Hospitals deployed official ‘last resort’ status 1,600 times this year

The most drastic action or “last resort” available to hospitals when dealing with emergency department (ED) overcrowding has already been deployed 1,600 times this year.

Hospitals deployed official ‘last resort’ status 1,600 times this year

The most drastic action or “last resort” available to hospitals when dealing with emergency department (ED) overcrowding has already been deployed 1,600 times this year.

The Full Capacity Protocol (FCP), the final step in hospitals’ escalation plans where additional beds are placed in wards and hallways, rather than packing patients into overcrowded EDs, is being used by some hospitals on an almost daily basis.

University Hospital Limerick deployed the measure on 153 occasions for the first 165 days of 2019. Sinn Féin health spokeswoman Louise O’Reilly, who obtained the figures via parliamentary question, said when the protocol was first mooted by the HSE a number of years ago “they gave categorical assurances that it would be an emergency measure only”.

Ms O’Reilly, who was national nursing officer for Siptu at the time, and was “in the room” when the measure was being discussed, said the unions were vehemently opposed to it.

“They [the HSE] said they didn’t envisage it being used much,” Ms O’Reilly said. “But if we have hospitals that are using it almost permanently, it’s on the basis that they are in a constant state of crisis.

The HSE needs to look at additional measures because hospitals can’t operate in crisis mode all of the time.

By June 14 this year, University Hospital Waterford had deployed the FCP 151 times, Cork University Hospital used it 137 times, and University Hospital Galway used it 135 times. Dave Hughes, deputy general secretary of the Irish Nurses and Midwives Organisation, who previously said that the sanction to use the protocol “was likely to be abused”, said last night that his predictions had come true.

“I think all that I predicted has happened,” he said. “Nurses know that it’s not the right thing to do, and that when you let hospitals do it at all, it becomes a habit.”

He said UHL, CUH, and UHG were evidence of that, while hospitals such as the Mater and St James’s in Dublin rarely, if ever, used it. He said the FPC led to wards being overcrowded, in addition to the emergency department, while adding to nurses workloads, making caring for patients more difficult.

The directive which allows for placing extra beds on wards as a “last resort “ was signed in November 2015 by then health minister Leo Varadkar. Mr Hughes said it had “become a way of taking in more patients, which creates a risk”.

He said the alternative was “timing” as envisaged in the National Escalation Framework; that hospitals should work through a series of steps in a timely manner, such as additional consultant ward rounds to discharge patients, and warnings to the public to avoid EDs, rather than going straight to FCP.

“It’s not a panacea, but it would reduce the amount of times hospitals use the FCP.”

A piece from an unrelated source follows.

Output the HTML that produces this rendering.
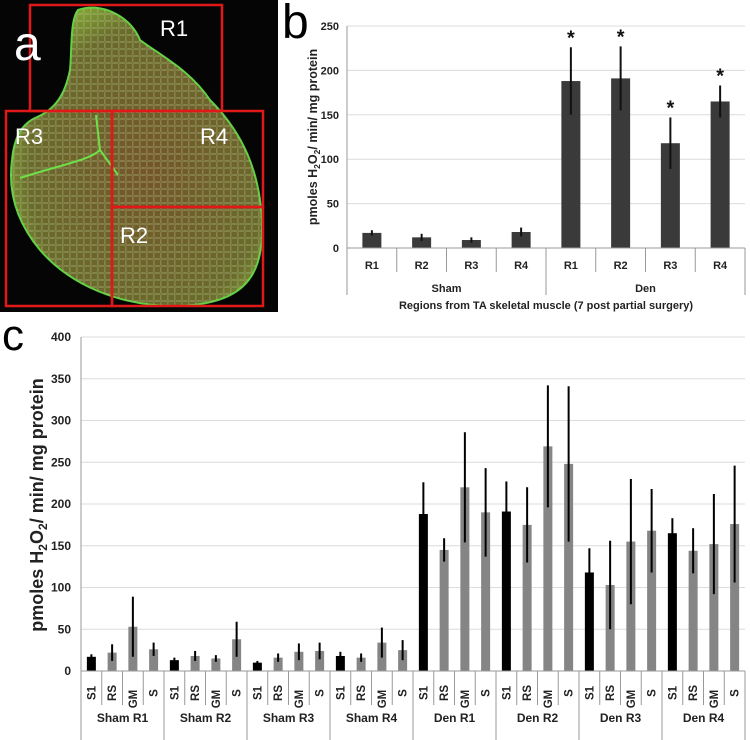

Asked if it was concerned that a “last resort” measure was being used on a daily basis to deal with ED overcrowding, the HSE said the continuing growth in demand for urgent and emergency care “continues to impact our acute hospitals capacity to timely access, hence the need to implement the national escalation process to deploy more capacity at times when the pressure on hospitals is most acute”.

The HSE said demand for urgent and emergency care “continues to grow year-on-year with the first five months of 2019 showing a 4.2% increase in ED attendances compared to the same period last year”.

The HSE also confirmed that its ED task force met only once this year — in January — “to formally close-out the implementation of the ED Task Force 2015 Report”.

“A revised future structure of the ED Task Force is now under consideration,” the HSE said.

Separately, the INMO said new figures show nurses are the victims in nearly nine in 10 assaults in HSE hospitals. Of 279 assaults in public hospitals this year, 249 were against nurses. The union blamed the problems on “understaffing, overcrowding and under-capacity... creating a ‘pressure cooker’ environment”.